Return only those lines from the line containing "Generate a Python" to the line containing "fig = plt.figure(figsize=(W", both included, and please omit the pictures.

* [Entries shown]:
____

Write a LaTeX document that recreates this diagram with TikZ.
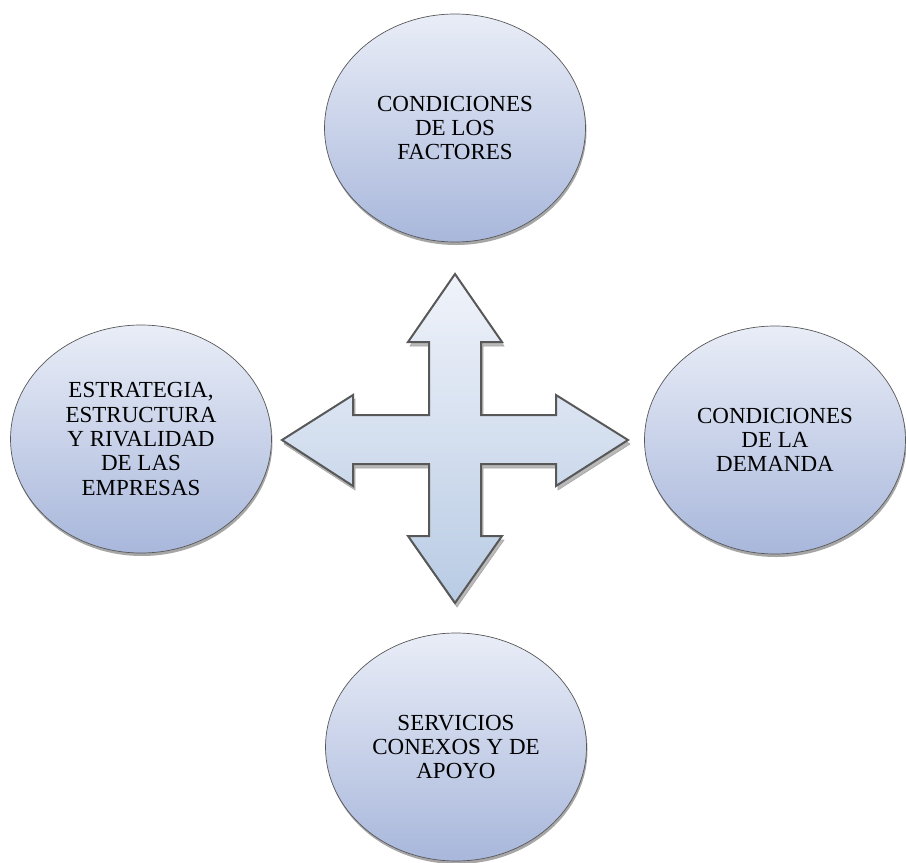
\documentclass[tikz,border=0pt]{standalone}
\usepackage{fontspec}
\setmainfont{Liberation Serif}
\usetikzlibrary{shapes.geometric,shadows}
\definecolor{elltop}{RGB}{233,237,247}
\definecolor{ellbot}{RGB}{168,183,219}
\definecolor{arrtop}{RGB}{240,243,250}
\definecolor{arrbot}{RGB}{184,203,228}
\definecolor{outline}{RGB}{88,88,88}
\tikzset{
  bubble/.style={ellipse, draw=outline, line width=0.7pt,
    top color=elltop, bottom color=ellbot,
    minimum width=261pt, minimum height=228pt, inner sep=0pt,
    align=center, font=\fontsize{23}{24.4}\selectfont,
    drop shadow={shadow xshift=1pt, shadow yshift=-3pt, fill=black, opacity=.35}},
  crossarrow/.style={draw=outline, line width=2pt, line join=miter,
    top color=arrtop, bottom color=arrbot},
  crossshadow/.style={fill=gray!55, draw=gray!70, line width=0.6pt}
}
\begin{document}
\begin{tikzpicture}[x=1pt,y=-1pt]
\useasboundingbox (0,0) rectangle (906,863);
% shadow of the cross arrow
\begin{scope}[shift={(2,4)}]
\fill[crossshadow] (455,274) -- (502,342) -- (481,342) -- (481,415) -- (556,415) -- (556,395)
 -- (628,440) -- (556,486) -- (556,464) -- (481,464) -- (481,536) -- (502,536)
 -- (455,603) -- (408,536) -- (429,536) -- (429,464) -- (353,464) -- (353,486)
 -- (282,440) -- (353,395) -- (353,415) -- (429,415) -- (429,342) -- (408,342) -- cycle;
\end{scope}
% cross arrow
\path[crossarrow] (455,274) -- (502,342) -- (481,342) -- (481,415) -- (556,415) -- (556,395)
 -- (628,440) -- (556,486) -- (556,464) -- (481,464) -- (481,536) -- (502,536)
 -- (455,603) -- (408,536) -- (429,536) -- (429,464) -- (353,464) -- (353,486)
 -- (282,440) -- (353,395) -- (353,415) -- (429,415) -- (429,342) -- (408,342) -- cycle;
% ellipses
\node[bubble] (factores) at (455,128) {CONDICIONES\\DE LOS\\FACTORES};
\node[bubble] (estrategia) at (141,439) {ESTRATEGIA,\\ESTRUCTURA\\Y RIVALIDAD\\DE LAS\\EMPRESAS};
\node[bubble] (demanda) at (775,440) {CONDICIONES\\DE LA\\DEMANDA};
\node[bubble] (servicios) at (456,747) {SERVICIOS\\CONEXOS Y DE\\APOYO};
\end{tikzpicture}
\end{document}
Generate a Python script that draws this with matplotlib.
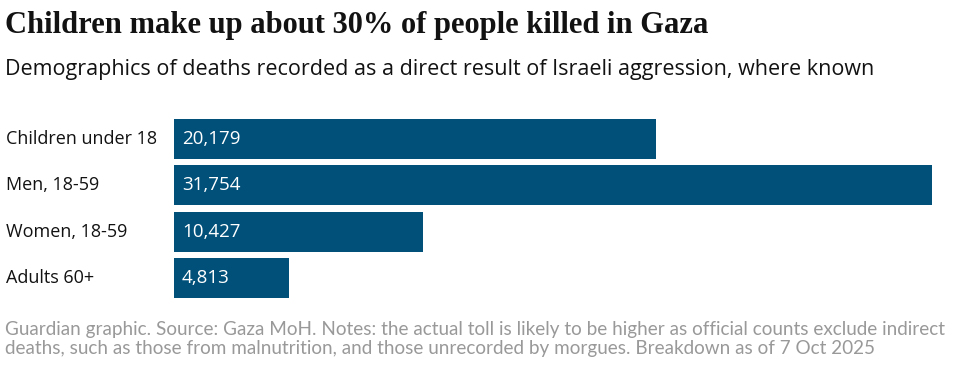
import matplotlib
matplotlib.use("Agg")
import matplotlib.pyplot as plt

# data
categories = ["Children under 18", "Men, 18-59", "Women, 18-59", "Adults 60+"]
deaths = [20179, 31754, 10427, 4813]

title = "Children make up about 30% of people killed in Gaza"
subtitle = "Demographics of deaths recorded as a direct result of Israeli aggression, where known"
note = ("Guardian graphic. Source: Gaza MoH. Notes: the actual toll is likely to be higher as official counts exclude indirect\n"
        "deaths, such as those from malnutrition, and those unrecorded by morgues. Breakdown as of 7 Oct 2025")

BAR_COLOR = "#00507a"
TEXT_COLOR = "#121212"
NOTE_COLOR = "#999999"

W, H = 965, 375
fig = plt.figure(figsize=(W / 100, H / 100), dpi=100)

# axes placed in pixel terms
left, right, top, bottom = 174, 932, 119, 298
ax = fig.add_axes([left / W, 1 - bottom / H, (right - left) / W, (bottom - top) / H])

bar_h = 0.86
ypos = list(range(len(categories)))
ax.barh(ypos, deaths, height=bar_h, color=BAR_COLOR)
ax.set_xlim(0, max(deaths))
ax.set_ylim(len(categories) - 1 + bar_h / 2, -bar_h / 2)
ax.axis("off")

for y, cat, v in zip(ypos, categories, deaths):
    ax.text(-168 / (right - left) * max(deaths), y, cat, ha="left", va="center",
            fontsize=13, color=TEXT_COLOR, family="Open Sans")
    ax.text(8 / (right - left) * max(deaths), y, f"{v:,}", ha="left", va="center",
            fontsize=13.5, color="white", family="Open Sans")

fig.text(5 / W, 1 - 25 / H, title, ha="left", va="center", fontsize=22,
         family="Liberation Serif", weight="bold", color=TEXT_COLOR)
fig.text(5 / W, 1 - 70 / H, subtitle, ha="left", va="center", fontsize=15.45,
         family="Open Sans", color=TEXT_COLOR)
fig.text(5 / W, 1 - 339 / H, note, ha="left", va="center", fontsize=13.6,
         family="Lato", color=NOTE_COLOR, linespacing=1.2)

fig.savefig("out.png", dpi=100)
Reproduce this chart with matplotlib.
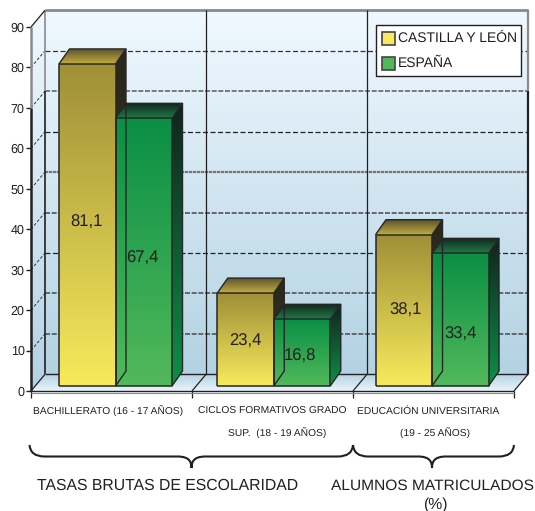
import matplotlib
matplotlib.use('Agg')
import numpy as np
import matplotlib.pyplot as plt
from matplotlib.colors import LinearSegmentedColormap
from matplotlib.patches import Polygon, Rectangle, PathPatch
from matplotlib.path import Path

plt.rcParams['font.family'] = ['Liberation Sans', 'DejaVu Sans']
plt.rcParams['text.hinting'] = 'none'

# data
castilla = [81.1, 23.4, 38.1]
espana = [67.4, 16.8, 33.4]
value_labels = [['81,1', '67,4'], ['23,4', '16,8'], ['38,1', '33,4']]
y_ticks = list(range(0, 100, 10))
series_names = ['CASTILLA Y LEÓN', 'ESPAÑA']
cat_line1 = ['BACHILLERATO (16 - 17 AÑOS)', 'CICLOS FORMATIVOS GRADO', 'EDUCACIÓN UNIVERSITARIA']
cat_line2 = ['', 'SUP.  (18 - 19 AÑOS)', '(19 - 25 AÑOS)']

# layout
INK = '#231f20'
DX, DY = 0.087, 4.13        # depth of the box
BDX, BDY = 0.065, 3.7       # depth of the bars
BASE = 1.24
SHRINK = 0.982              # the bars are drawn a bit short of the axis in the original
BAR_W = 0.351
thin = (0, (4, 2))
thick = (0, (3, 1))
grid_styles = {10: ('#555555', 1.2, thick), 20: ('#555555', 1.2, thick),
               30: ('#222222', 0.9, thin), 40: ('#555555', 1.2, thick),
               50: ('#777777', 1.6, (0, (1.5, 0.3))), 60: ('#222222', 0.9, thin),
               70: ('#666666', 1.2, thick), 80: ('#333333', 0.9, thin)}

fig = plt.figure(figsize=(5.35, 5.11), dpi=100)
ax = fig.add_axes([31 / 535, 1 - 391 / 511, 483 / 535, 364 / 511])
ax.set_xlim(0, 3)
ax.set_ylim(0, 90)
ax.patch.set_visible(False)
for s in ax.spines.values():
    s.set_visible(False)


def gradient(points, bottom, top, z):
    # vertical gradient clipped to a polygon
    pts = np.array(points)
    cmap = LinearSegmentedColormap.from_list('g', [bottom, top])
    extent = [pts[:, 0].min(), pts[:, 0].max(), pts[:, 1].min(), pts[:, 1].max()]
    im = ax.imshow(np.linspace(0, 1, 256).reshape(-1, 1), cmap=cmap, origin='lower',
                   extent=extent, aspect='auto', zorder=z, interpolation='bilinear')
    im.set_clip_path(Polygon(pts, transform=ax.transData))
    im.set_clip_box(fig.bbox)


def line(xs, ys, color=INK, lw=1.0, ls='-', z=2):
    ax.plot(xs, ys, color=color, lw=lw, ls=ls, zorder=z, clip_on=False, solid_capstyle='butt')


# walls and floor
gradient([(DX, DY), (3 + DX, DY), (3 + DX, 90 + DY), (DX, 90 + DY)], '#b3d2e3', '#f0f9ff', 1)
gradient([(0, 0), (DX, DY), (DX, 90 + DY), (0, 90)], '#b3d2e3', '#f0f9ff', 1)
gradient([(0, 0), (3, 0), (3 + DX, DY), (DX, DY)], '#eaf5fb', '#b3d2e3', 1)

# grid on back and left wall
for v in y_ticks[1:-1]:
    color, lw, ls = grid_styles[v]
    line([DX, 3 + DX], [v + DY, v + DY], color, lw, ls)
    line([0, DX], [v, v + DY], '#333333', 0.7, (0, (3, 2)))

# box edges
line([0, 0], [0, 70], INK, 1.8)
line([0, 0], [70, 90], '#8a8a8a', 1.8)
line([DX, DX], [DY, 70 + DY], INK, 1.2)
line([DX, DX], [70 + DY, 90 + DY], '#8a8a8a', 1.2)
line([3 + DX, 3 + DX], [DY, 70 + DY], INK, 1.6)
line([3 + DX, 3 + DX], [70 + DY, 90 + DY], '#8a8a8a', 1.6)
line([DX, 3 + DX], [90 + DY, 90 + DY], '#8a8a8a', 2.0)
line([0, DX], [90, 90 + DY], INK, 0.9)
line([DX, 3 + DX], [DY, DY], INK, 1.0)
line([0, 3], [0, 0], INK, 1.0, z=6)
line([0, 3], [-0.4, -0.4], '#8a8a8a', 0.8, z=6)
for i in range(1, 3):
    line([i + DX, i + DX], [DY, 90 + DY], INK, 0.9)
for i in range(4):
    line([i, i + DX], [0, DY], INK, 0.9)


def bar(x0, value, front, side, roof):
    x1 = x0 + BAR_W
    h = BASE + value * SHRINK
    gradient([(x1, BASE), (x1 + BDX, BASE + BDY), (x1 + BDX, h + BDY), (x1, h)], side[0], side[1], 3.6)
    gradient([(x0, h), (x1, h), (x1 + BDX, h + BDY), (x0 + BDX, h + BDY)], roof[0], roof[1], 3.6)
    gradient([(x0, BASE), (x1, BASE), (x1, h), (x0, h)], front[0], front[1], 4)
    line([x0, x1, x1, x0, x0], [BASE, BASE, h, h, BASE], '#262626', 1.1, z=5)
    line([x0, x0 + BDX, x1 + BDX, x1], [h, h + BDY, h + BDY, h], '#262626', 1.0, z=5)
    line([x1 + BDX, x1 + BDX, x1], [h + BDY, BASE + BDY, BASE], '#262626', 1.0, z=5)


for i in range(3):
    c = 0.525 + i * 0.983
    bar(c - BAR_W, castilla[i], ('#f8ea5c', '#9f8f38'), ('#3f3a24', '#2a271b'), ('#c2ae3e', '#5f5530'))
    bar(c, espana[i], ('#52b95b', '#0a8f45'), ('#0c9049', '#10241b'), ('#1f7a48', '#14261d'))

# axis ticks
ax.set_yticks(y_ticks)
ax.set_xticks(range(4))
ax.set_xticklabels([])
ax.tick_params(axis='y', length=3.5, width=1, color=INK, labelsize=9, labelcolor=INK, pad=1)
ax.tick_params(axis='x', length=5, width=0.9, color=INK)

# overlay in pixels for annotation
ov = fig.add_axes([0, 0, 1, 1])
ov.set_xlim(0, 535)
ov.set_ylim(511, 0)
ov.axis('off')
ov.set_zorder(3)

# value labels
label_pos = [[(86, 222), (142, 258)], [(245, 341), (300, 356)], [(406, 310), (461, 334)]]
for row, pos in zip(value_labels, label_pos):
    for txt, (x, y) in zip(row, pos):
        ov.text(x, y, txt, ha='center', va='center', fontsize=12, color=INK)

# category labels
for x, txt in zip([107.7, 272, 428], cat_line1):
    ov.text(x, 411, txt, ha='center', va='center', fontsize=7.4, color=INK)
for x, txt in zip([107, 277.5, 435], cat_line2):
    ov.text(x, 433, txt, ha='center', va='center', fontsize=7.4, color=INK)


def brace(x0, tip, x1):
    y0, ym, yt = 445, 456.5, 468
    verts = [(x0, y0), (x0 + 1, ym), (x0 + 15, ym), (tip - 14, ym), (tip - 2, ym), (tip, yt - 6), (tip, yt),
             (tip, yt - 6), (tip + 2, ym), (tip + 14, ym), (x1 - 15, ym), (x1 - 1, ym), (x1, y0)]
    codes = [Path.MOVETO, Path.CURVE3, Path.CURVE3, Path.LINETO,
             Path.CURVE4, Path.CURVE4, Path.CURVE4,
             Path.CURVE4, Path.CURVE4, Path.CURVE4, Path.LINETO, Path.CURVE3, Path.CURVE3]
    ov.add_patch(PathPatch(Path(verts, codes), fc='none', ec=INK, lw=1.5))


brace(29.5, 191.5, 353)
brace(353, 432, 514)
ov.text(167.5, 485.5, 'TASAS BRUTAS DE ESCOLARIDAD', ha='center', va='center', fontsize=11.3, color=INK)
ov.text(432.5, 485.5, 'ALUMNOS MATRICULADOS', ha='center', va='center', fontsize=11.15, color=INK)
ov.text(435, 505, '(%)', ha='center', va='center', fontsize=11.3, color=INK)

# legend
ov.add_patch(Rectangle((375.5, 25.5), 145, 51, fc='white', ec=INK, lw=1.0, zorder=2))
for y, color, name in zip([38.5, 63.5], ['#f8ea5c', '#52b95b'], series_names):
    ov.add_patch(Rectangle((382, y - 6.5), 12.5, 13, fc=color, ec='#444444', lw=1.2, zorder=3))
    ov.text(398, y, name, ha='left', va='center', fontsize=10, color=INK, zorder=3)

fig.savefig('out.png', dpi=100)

____

* [Correct response]:
Generate a Python script that draws this with matplotlib.
import matplotlib
matplotlib.use("Agg")
import matplotlib.pyplot as plt

# data
categories = ["Children under 18", "Men, 18-59", "Women, 18-59", "Adults 60+"]
deaths = [20179, 31754, 10427, 4813]

title = "Children make up about 30% of people killed in Gaza"
subtitle = "Demographics of deaths recorded as a direct result of Israeli aggression, where known"
note = ("Guardian graphic. Source: Gaza MoH. Notes: the actual toll is likely to be higher as official counts exclude indirect\n"
        "deaths, such as those from malnutrition, and those unrecorded by morgues. Breakdown as of 7 Oct 2025")

BAR_COLOR = "#00507a"
TEXT_COLOR = "#121212"
NOTE_COLOR = "#999999"

W, H = 965, 375
fig = plt.figure(figsize=(W / 100, H / 100), dpi=100)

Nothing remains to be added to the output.